Called “Beatles in India”, the exhibition in the Albert Dock is described as ‘one-of-a- kind’ that explores the ‘relatively secretive episode’ in the Beatles story. It includes imagery and personal accounts of the band’s associates, some of whom travelled to Rishikesh in February 1968.
Thursday marks 50 years since the band visited India at the invitation of Maharishi Mahesh Yogi. Themed areas in the exhibition that runs for two years seek to recreate the colours, sounds and smells of Rishikesh.
The sitar Ravi Shankar used for practice and composition work was sourced from Rikhi Ram, a popular New Delhi-based store of music instruments, and has been loaned to The Beatles Story by the Ravi Shankar Foundation.
Ravi Shankar taught the sitar to Beatle George Harrison, who later helped popularise the use of Indian instruments in the 1960s pop music. Harrison, who believed he had a spiritual connection with India, donated land for a major Hindu temple in Hert- fordshire in 1973.

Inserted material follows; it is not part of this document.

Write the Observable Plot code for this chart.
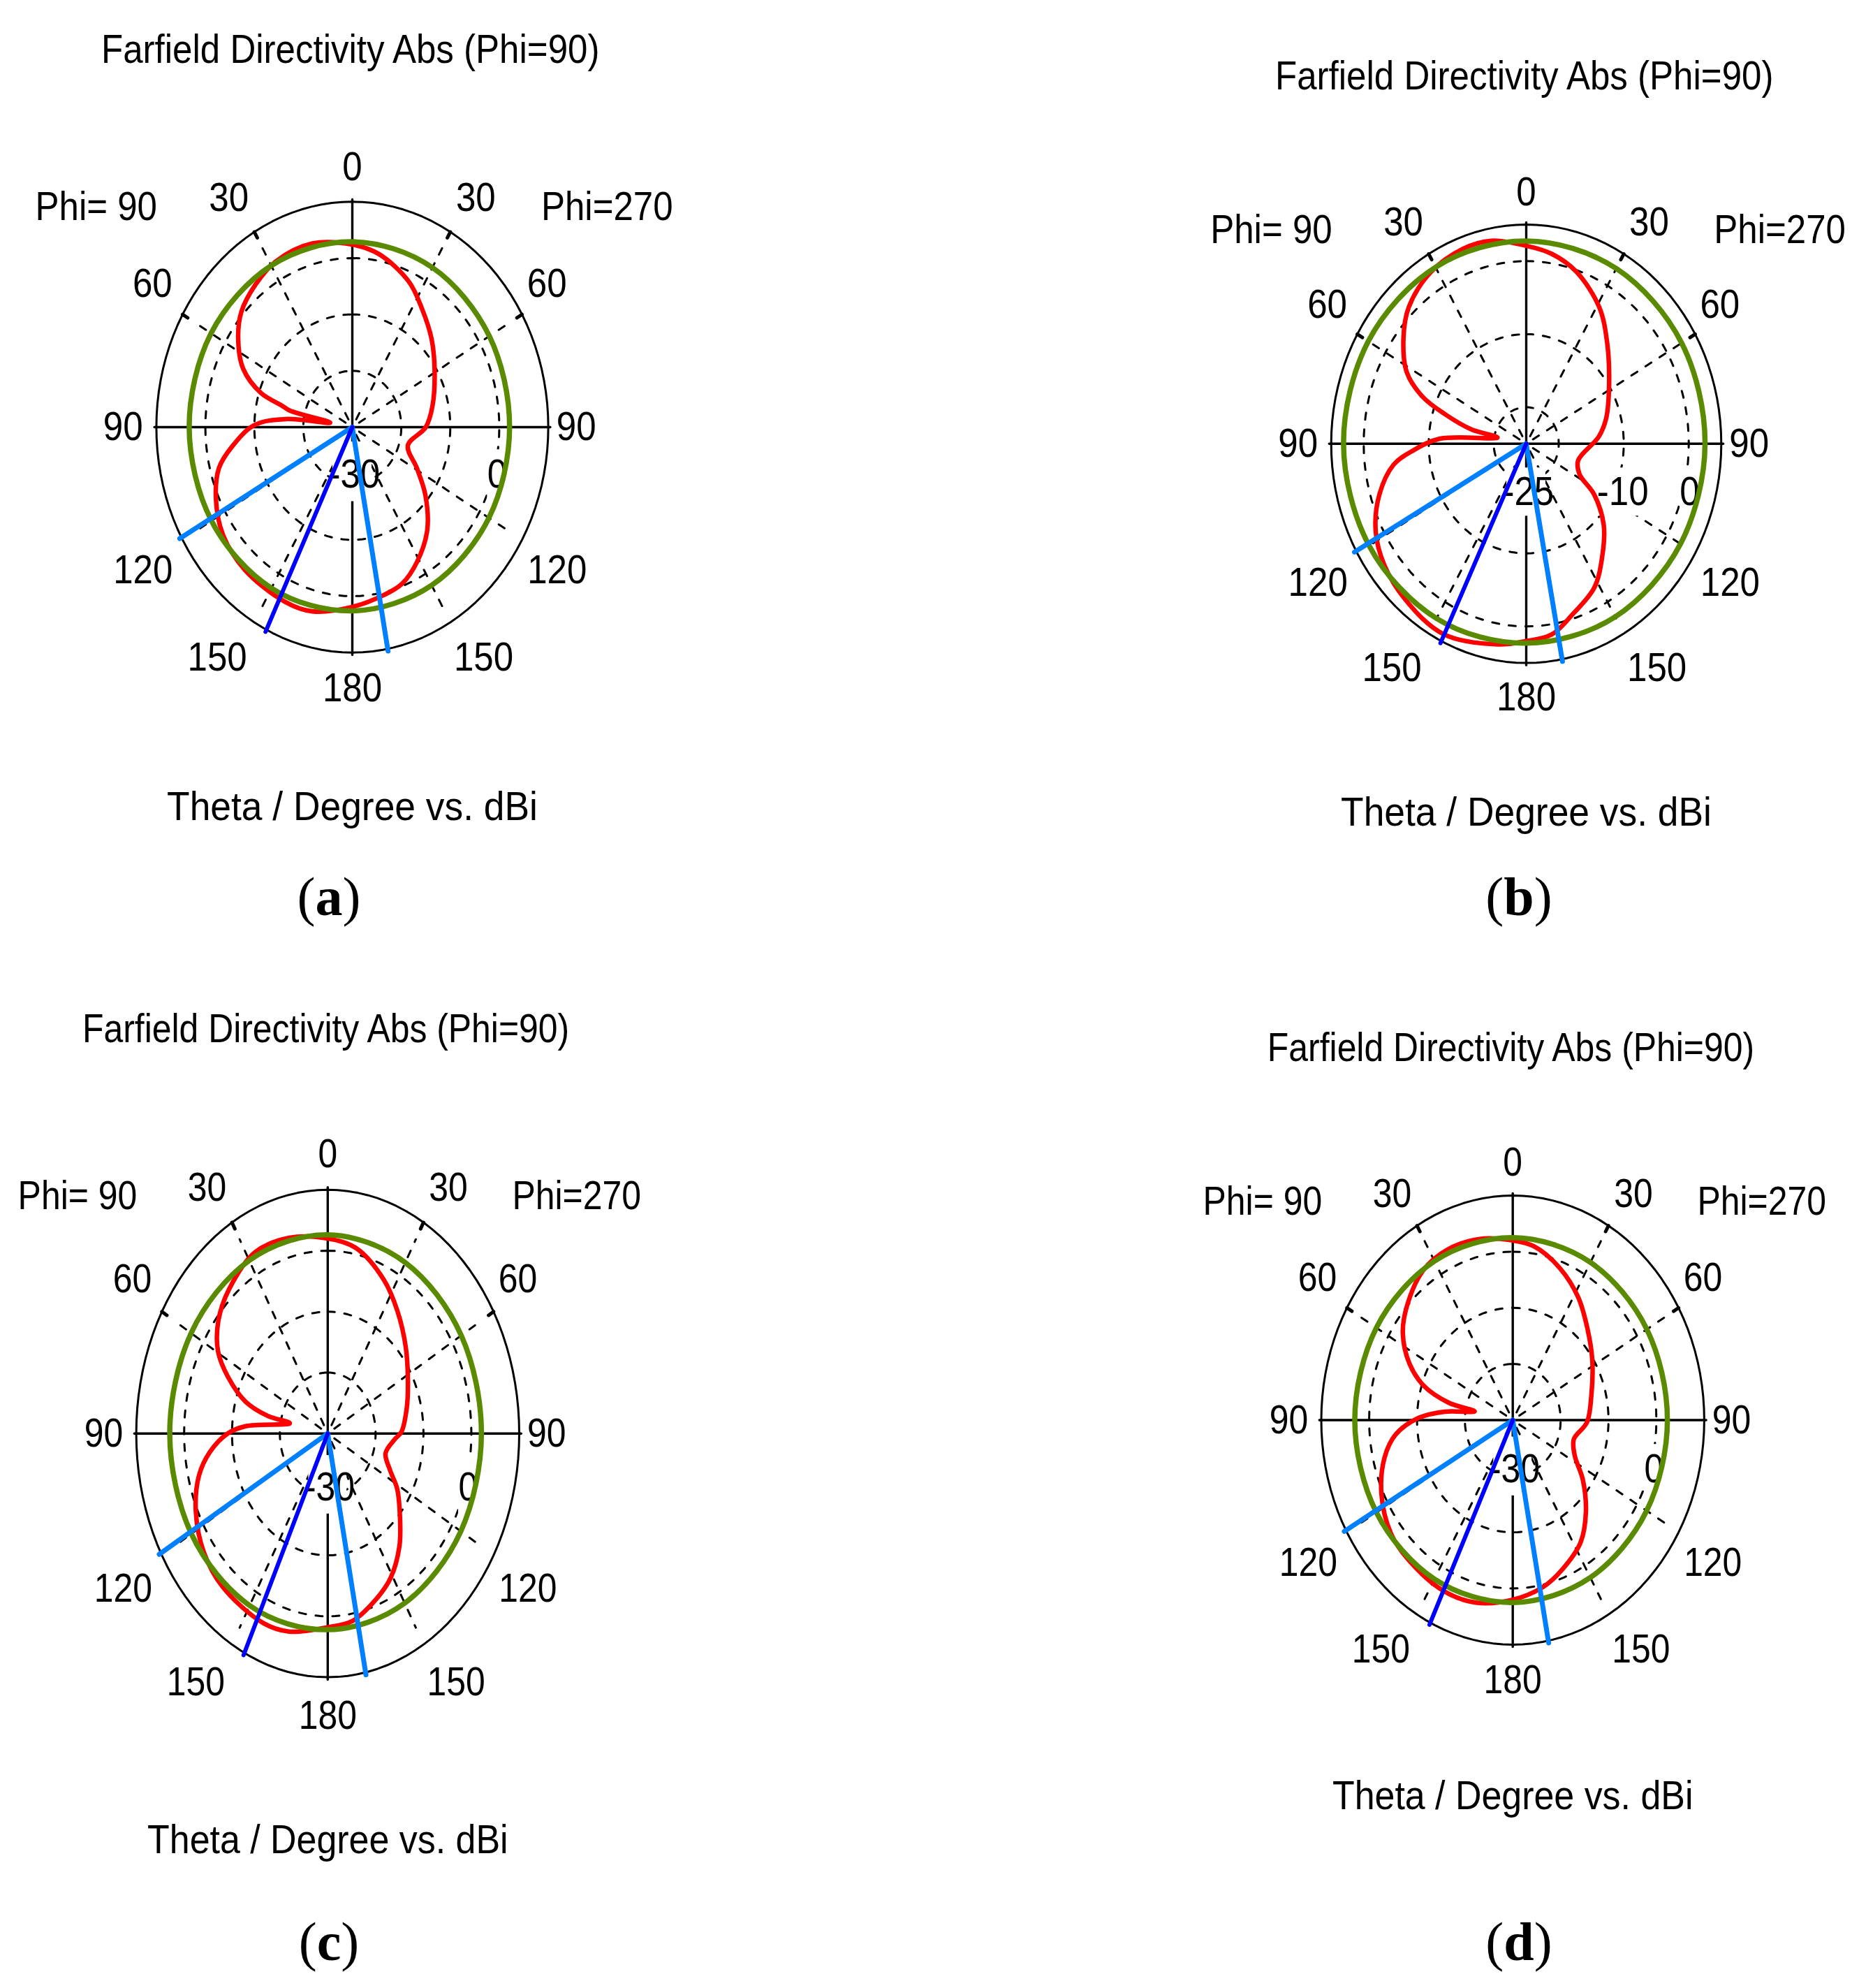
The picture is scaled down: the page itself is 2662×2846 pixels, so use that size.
<!DOCTYPE html>
<html>
<head>
<meta charset="utf-8">
<script src="https://cdn.jsdelivr.net/npm/d3@7"></script>
<script src="https://cdn.jsdelivr.net/npm/@observablehq/plot@0.6"></script>
<style>
html,body{margin:0;padding:0;background:#fff;}
#page{position:relative;width:2662px;height:2846px;overflow:hidden;background:#fff;}
.panel{position:absolute;}
.panel svg{display:block;background:transparent;overflow:visible;}
.cap{position:absolute;font-family:"Liberation Serif",serif;font-size:78px;line-height:84px;transform:translate(-50%,-50%);color:#000;}
</style>
</head>
<body>
<div id="page"></div>
<script>
// Theta runs clockwise from the top: 0-180 on the Phi=270 side, 180-360 on the Phi=90 side.
const thetaA = [0,10,24,34,46,59,77,90,106,119,129,140,151,160,168,180,194,204,221,234,245,255,262,271,276,280,283,285,288,295,304,312,322,332,346];
const dbA    = [2.4,1.2,-1.7,-4.6,-7.5,-10.4,-13.2,-15,-18.2,-14.9,-10.8,-6.2,-2.7,-0.4,0.5,1.9,3.7,3.9,3.5,2.6,0.7,-1.8,-5.2,-10,-16.3,-25.4,-16.9,-15,-10.4,-5.4,-1.9,0.5,2.1,3.3,3.6];
const thetaB = [0,8.5,18,31,42,57,74,85,106,117,123.5,133,143,152,163,171.5,180,189,206,221,233,243,253,262,267,273,281,283,288,292,298,307.5,316,328,340,349];
const dbB    = [2.1,1.3,-0.2,-3.2,-6.4,-9.8,-12.2,-13.8,-16.7,-15.8,-12.5,-8.7,-5.6,-2.7,-0.6,1.4,2,2.8,4,3.3,2.4,1,-1.4,-4.4,-7.6,-11.7,-20.5,-16.4,-11.8,-7.8,-4.2,-1.2,1,2.7,3.4,3.3];
const thetaC = [0,11,25,36,49,63,76,89,94,105,115,122,132,141,151,160,170.5,180,194,203.5,221,233,245,255.5,263,270,274,282,283,287,294,300.5,309,319,333,346];
const dbC    = [2,1,-2.2,-5.2,-8.4,-11.2,-13,-14.6,-16,-17.5,-15.6,-12.9,-9.7,-6.2,-2.9,-0.9,1.2,1.8,3.5,3.9,3.4,2.4,0.4,-2.2,-5.2,-9.1,-12.8,-21.9,-17.1,-12,-7.2,-3.4,-0.6,1.4,3.4,3.1];
const thetaD = [0,8,20,32,44,57,75,91.5,105,116,126,137,147,159,168,180,193,205,221,231.5,244.5,256,264,271,276,281,283,288,295,304,312.5,325,336,348];
const dbD    = [2,1.3,-1.2,-4.2,-7.5,-10.2,-13,-14.5,-16.8,-15.6,-11.9,-7.6,-4,-1.4,0.4,2,3.4,3.7,3.1,2.5,0.4,-2.4,-5.4,-10.2,-15.7,-21.9,-16.3,-10.6,-6.2,-2.3,0,2.6,3.3,3];

// Green reference trace, one value every 30 degrees.
const greenTheta = [0,30,60,90,120,150,180,210,240,270,300,330];
const greenA = [2.9,2.7,2.3,2.1,2.2,2.4,2.6,3.0,3.2,3.3,3.3,3.1];
const greenB = [2.75,2.7,2.6,2.5,2.4,2.35,2.3,2.6,2.9,3.1,3.05,2.9];
const greenC = [2.6,2.4,2.2,2.1,2.1,2.15,2.2,2.6,2.9,3.0,2.95,2.8];
const greenD = [2.5,2.45,2.35,2.3,2.3,2.4,2.5,2.7,2.9,3.0,2.9,2.7];

// Main lobe direction and 3 dB angular limits.
const beamsA = [206, 169.6, 240.7];
const beamsB = [205.8, 169.4, 240.7];
const beamsC = [205.8, 168.6, 240.6];
const beamsD = [205.5, 169.3, 240.6];

const ringsDb = [-20,-10,0];
const spokeAngles = [30,60,120,150,210,240,300,330];
const rimTickAngles = [30,60,300,330];

const titleText = "Farfield Directivity Abs (Phi=90)";
const axisText = "Theta / Degree vs. dBi";
const angleLabels = ["0","30","30","60","60","90","90","120","120","150","150","180"];
const sideLabels = ["Phi= 90","Phi=270"];

// Layout (page pixels) and radial range of each panel.
const W = 1331, H = 1423;
const panels = [
  {id:"a", left:0,    top:0,    cx:504,    cy:611,    rx:280.6, ry:322.7, dbMin:-30, dbMax:10, theta:thetaA, db:dbA, green:greenA, beams:beamsA, capX:471, capY:1284, titleY:1.675, axisY:-1.687, narrow:0.88, axisNarrow:0.92, topShift:0.004,
   scaleLabels:[{t:"-30",x:0.01,y:-0.21},{t:"0",x:0.739,y:-0.21}], gap:[-0.1,0.1,-0.065,-0.33]},
  {id:"b", left:1331, top:0,    cx:2185,   cy:634.8,  rx:279.3, ry:313.8, dbMin:-25, dbMax:5,  theta:thetaB, db:dbB, green:greenB, beams:beamsB, capX:2175, capY:1284, titleY:1.675, axisY:-1.682, narrow:0.88, axisNarrow:0.92, topShift:0.01,
   scaleLabels:[{t:"-25",x:0.01,y:-0.22},{t:"-10",x:0.495,y:-0.22},{t:"0",x:0.838,y:-0.22}], gap:[-0.1,0.1,-0.11,-0.33]},
  {id:"c", left:0,    top:1423, cx:468.8,  cy:2051.7, rx:274.2, ry:348.9, dbMin:-30, dbMax:10, theta:thetaC, db:dbC, green:greenC, beams:beamsC, capX:471, capY:2780, titleY:1.659, axisY:-1.67, narrow:0.86, axisNarrow:0.895, topShift:0.012,
   scaleLabels:[{t:"-30",x:0.01,y:-0.22},{t:"0",x:0.733,y:-0.22}], gap:[-0.1,0.1,-0.09,-0.33]},
  {id:"d", left:1331, top:1423, cx:2165.7, cy:2032.5, rx:274.2, ry:321.4, dbMin:-30, dbMax:10, theta:thetaD, db:dbD, green:greenD, beams:beamsD, capX:2175, capY:2780, titleY:1.658, axisY:-1.676, narrow:0.86, axisNarrow:0.895, topShift:0.012,
   scaleLabels:[{t:"-30",x:0.01,y:-0.218},{t:"0",x:0.737,y:-0.218}], gap:[-0.1,0.1,-0.075,-0.337]}
];

const labelX = [0,-0.63,0.63,-1.02,0.993,-1.17,1.143,-1.068,1.045,-0.689,0.67,0];
const labelY = [1.158,1.02,1.02,0.634,0.634,0,0,-0.636,-0.636,-1.022,-1.022,-1.158];

const rad = d => d * Math.PI / 180;
const FONT = '"Liberation Sans",sans-serif';
const FS = 58;

const page = document.getElementById("page");
for (const p of panels) {
  const norm = db => (db - p.dbMin) / (p.dbMax - p.dbMin);
  const toXY = (theta, db) => {
    const r = norm(db);
    return {x: r * Math.sin(rad(theta)), y: r * Math.cos(rad(theta))};
  };
  const cxLocal = p.cx - p.left, cyLocal = p.cy - p.top;

  const red = p.theta.map((t, i) => toXY(t, p.db[i]));
  const green = greenTheta.map((t, i) => toXY(t, p.green[i]));
  const outer = d3.range(0, 361, 3).map(t => toXY(t, p.dbMax));
  const rings = ringsDb.map(db => d3.range(0, 361, 3).map(t => ({...toXY(t, db), db})));
  const polar = (a, r) => ({a, x: r*Math.sin(rad(a)), y: r*Math.cos(rad(a))});
  const spokes = spokeAngles.flatMap(a => [polar(a, 0.04), polar(a, 0.92)]);
  const rimTicks = rimTickAngles.flatMap(a => [polar(a, 0.97), polar(a, 1)]);
  const beam = a => [polar(a, 0), polar(a, 1.01)];
  const scaleGaps = p.scaleLabels.slice(1).map(l => ({x1:l.x-0.05-(l.t.length-1)*0.07,x2:l.x+0.05+(l.t.length-1)*0.07,y1:l.y-0.11,y2:l.y+0.11}));

  const chart = Plot.plot({
    width: W, height: H, margin: 0,
    style: {fontFamily: FONT, background: "transparent"},
    x: {domain: [-cxLocal/p.rx, (W-cxLocal)/p.rx], range: [0, W], axis: null},
    y: {domain: [cyLocal/p.ry, (cyLocal-H)/p.ry], range: [0, H], axis: null},
    marks: [
      // dashed grid
      ...rings.map(r => Plot.line(r, {x:"x", y:"y", stroke:"#000", strokeWidth:3, strokeDasharray:"10,14"})),
      Plot.line(spokes, {x:"x", y:"y", z:"a", stroke:"#000", strokeWidth:3, strokeDasharray:"10,14"}),
      // solid frame and axes
      Plot.line(outer, {x:"x", y:"y", stroke:"#000", strokeWidth:3}),
      Plot.line(rimTicks, {x:"x", y:"y", z:"a", stroke:"#000", strokeWidth:5}),
      Plot.line([{x:-1.01,y:0},{x:1.01,y:0}], {x:"x", y:"y", stroke:"#000", strokeWidth:3.4}),
      Plot.line([{x:0,y:1.01},{x:0,y:-1.01}], {x:"x", y:"y", stroke:"#000", strokeWidth:3.4}),
      // white boxes behind the scale labels
      Plot.rect([{x1:p.gap[0],x2:p.gap[1],y1:p.gap[2],y2:p.gap[3]}], {x1:"x1",x2:"x2",y1:"y1",y2:"y2",fill:"#fff"}),
      Plot.rect(scaleGaps, {x1:"x1",x2:"x2",y1:"y1",y2:"y2",fill:"#fff"}),
      // labels
      Plot.text([titleText], {x:()=>-0.01, y:()=>p.titleY, text:d=>d, fontSize:FS, fill:"#000"}),
      Plot.text([axisText], {x:()=>0, y:()=>p.axisY, text:d=>d, fontSize:FS, fill:"#000"}),
      Plot.text(angleLabels, {x:(d,i)=>labelX[i], y:(d,i)=>labelY[i]-(i<3?p.topShift:0), text:d=>d, fontSize:FS, fill:"#000"}),
      Plot.text(sideLabels, {x:(d,i)=>i?1.3:-1.307, y:()=>0.98-p.topShift*0.6, text:d=>d, fontSize:FS, fill:"#000"}),
      Plot.text(p.scaleLabels, {x:"x", y:"y", text:"t", fontSize:FS, fill:"#000"}),
      // traces
      Plot.line(red, {x:"x", y:"y", curve:"catmull-rom-closed", stroke:"#ff0000", strokeWidth:6.5, strokeLinejoin:"round"}),
      Plot.line(green, {x:"x", y:"y", curve:"cardinal-closed", stroke:"#5a8a00", strokeWidth:7.5}),
      Plot.line(beam(p.beams[1]), {x:"x", y:"y", stroke:"#0080ff", strokeWidth:7}),
      Plot.line(beam(p.beams[2]), {x:"x", y:"y", stroke:"#0080ff", strokeWidth:7}),
      Plot.line(beam(p.beams[0]), {x:"x", y:"y", stroke:"#0000ff", strokeWidth:6})
    ]
  });
  const box = document.createElement("div");
  box.className = "panel";
  box.style.left = p.left + "px";
  box.style.top = p.top + "px";
  box.appendChild(chart);
  page.appendChild(box);

  // The original's type is tall and narrow: condense each label to the measured width ratio.
  chart.querySelectorAll("text").forEach(t => {
    const k = t.textContent === axisText ? p.axisNarrow : p.narrow;
    t.setAttribute("textLength", (t.getComputedTextLength() * k).toFixed(1));
    t.setAttribute("lengthAdjust", "spacingAndGlyphs");
  });

  const cap = document.createElement("div");
  cap.className = "cap";
  cap.style.left = p.capX + "px";
  cap.style.top = p.capY + "px";
  cap.innerHTML = "(<b>" + p.id + "</b>)";
  page.appendChild(cap);
}
</script>
</body>
</html>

Pattie Boyd, former wife of Harrison, recounted the 1968 visit to a group of visiting journalists on Tuesday as a “special, magical time”, and said it was not apparent then that the band would break up after leaving India. Jenny Boyd, her sister and part of the 1968 group, who gave up modeling after discovering meditation during the visit, also shared her memories. Pattie said: “They (the four Beatles) were all together.”